((

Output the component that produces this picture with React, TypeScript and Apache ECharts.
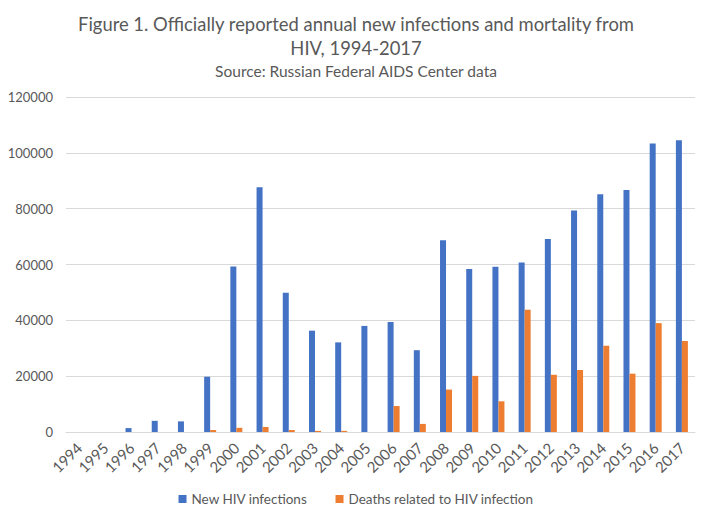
import React, { useEffect, useRef } from "react";
import * as echarts from "echarts";

const years = ["1994","1995","1996","1997","1998","1999","2000","2001","2002","2003","2004","2005","2006","2007","2008","2009","2010","2011","2012","2013","2014","2015","2016","2017"];
const newInfections = [0, 0, 1400, 4000, 3800, 19800, 59300, 87700, 49900, 36300, 32100, 38000, 39400, 29300, 68700, 58400, 59200, 60700, 69100, 79300, 85200, 86700, 103300, 104500];
const deaths = [0, 0, 0, 0, 0, 700, 1500, 1800, 700, 400, 400, 0, 9300, 2900, 15200, 20100, 11000, 43800, 20500, 22200, 30900, 20900, 39000, 32600];
const yTicks = [0, 20000, 40000, 60000, 80000, 100000, 120000];

const FONT = "Lato, 'Liberation Sans', sans-serif";
const GRAY = "#595959";

export default function App() {
  const ref = useRef<HTMLDivElement>(null);
  useEffect(() => {
    const chart = echarts.init(ref.current!, null, { renderer: "svg" });
    chart.setOption({
      animation: false,
      backgroundColor: "#ffffff",
      textStyle: { fontFamily: FONT },
      title: [
        {
          text: "Figure 1. Officially reported annual new infections and mortality from",
          left: "center",
          top: 10,
          textStyle: { fontFamily: FONT, fontSize: 18.4, fontWeight: "normal", color: GRAY },
        },
        {
          text: "HIV, 1994-2017",
          left: "center",
          top: 34,
          textStyle: { fontFamily: FONT, fontSize: 18.4, fontWeight: "normal", color: GRAY },
        },
        {
          text: "Source: Russian Federal AIDS Center data",
          left: "center",
          top: 58,
          textStyle: { fontFamily: FONT, fontSize: 15.5, fontWeight: "normal", color: GRAY },
        },
      ],
      legend: {
        bottom: 9,
        left: "center",
        itemWidth: 8,
        itemHeight: 8,
        itemGap: 28,
        icon: "rect",
        textStyle: { fontFamily: FONT, fontSize: 13.5, color: GRAY },
        data: ["New HIV infections", "Deaths related to HIV infection"],
      },
      grid: { left: 66, right: 17, top: 97, bottom: 88, containLabel: false },
      xAxis: {
        type: "category",
        data: years,
        axisLine: { lineStyle: { color: "#D9D9D9" } },
        axisTick: { show: false },
        axisLabel: { rotate: 45, color: GRAY, fontSize: 15, fontFamily: FONT, margin: 13, interval: 0 },
      },
      yAxis: {
        type: "value",
        min: 0,
        max: 120000,
        interval: 20000,
        axisLine: { show: false },
        axisTick: { show: false },
        splitLine: { lineStyle: { color: "#D9D9D9" } },
        axisLabel: {
          color: GRAY,
          fontSize: 13,
          fontFamily: FONT,
          margin: 13,
          customValues: yTicks,
          formatter: (v: number) => String(v),
        },
      },
      series: [
        {
          name: "New HIV infections",
          type: "bar",
          data: newInfections,
          itemStyle: { color: "#4472C4" },
          barWidth: 6,
          barGap: "0%",
        },
        {
          name: "Deaths related to HIV infection",
          type: "bar",
          data: deaths,
          itemStyle: { color: "#ED7D31" },
          barWidth: 6,
          barGap: "0%",
        },
      ],
    });
    return () => chart.dispose();
  }, []);
  return <div ref={ref} style={{ width: 712, height: 520, margin: -8 }} />;
}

))

* _REQUIREMENT_
Skip every picture and transcribe the data above exactly.

* _FINAL RESULT_
Output the component that produces this picture with React, TypeScript and Apache ECharts.
import React, { useEffect, useRef } from "react";
import * as echarts from "echarts";

const years = ["1994","1995","1996","1997","1998","1999","2000","2001","2002","2003","2004","2005","2006","2007","2008","2009","2010","2011","2012","2013","2014","2015","2016","2017"];
const newInfections = [0, 0, 1400, 4000, 3800, 19800, 59300, 87700, 49900, 36300, 32100, 38000, 39400, 29300, 68700, 58400, 59200, 60700, 69100, 79300, 85200, 86700, 103300, 104500];
const deaths = [0, 0, 0, 0, 0, 700, 1500, 1800, 700, 400, 400, 0, 9300, 2900, 15200, 20100, 11000, 43800, 20500, 22200, 30900, 20900, 39000, 32600];
const yTicks = [0, 20000, 40000, 60000, 80000, 100000, 120000];

const FONT = "Lato, 'Liberation Sans', sans-serif";
const GRAY = "#595959";

export default function App() {
  const ref = useRef<HTMLDivElement>(null);
  useEffect(() => {
    const chart = echarts.init(ref.current!, null, { renderer: "svg" });
    chart.setOption({
      animation: false,
      backgroundColor: "#ffffff",
      textStyle: { fontFamily: FONT },
      title: [
        {
          text: "Figure 1. Officially reported annual new infections and mortality from",
          left: "center",
          top: 10,
          textStyle: { fontFamily: FONT, fontSize: 18.4, fontWeight: "normal", color: GRAY },
        },
        {
          text: "HIV, 1994-2017",
          left: "center",
          top: 34,
          textStyle: { fontFamily: FONT, fontSize: 18.4, fontWeight: "normal", color: GRAY },
        },
        {
          text: "Source: Russian Federal AIDS Center data",
          left: "center",
          top: 58,
          textStyle: { fontFamily: FONT, fontSize: 15.5, fontWeight: "normal", color: GRAY },
        },
      ],
      legend: {
        bottom: 9,
        left: "center",
        itemWidth: 8,
        itemHeight: 8,
        itemGap: 28,
        icon: "rect",
        textStyle: { fontFamily: FONT, fontSize: 13.5, color: GRAY },
        data: ["New HIV infections", "Deaths related to HIV infection"],
      },
      grid: { left: 66, right: 17, top: 97, bottom: 88, containLabel: false },
      xAxis: {
        type: "category",
        data: years,
        axisLine: { lineStyle: { color: "#D9D9D9" } },
        axisTick: { show: false },
        axisLabel: { rotate: 45, color: GRAY, fontSize: 15, fontFamily: FONT, margin: 13, interval: 0 },
      },
      yAxis: {
        type: "value",
        min: 0,
        max: 120000,
        interval: 20000,
        axisLine: { show: false },
        axisTick: { show: false },
        splitLine: { lineStyle: { color: "#D9D9D9" } },
        axisLabel: {
          color: GRAY,
          fontSize: 13,
          fontFamily: FONT,
          margin: 13,
          customValues: yTicks,
          formatter: (v: number) => String(v),
        },
      },
      series: [
        {
          name: "New HIV infections",
          type: "bar",
          data: newInfections,
          itemStyle: { color: "#4472C4" },
          barWidth: 6,
          barGap: "0%",
        },
        {
          name: "Deaths related to HIV infection",
          type: "bar",
          data: deaths,
          itemStyle: { color: "#ED7D31" },
          barWidth: 6,
          barGap: "0%",
        },
      ],
    });
    return () => chart.dispose();
  }, []);
  return <div ref={ref} style={{ width: 712, height: 520, margin: -8 }} />;
}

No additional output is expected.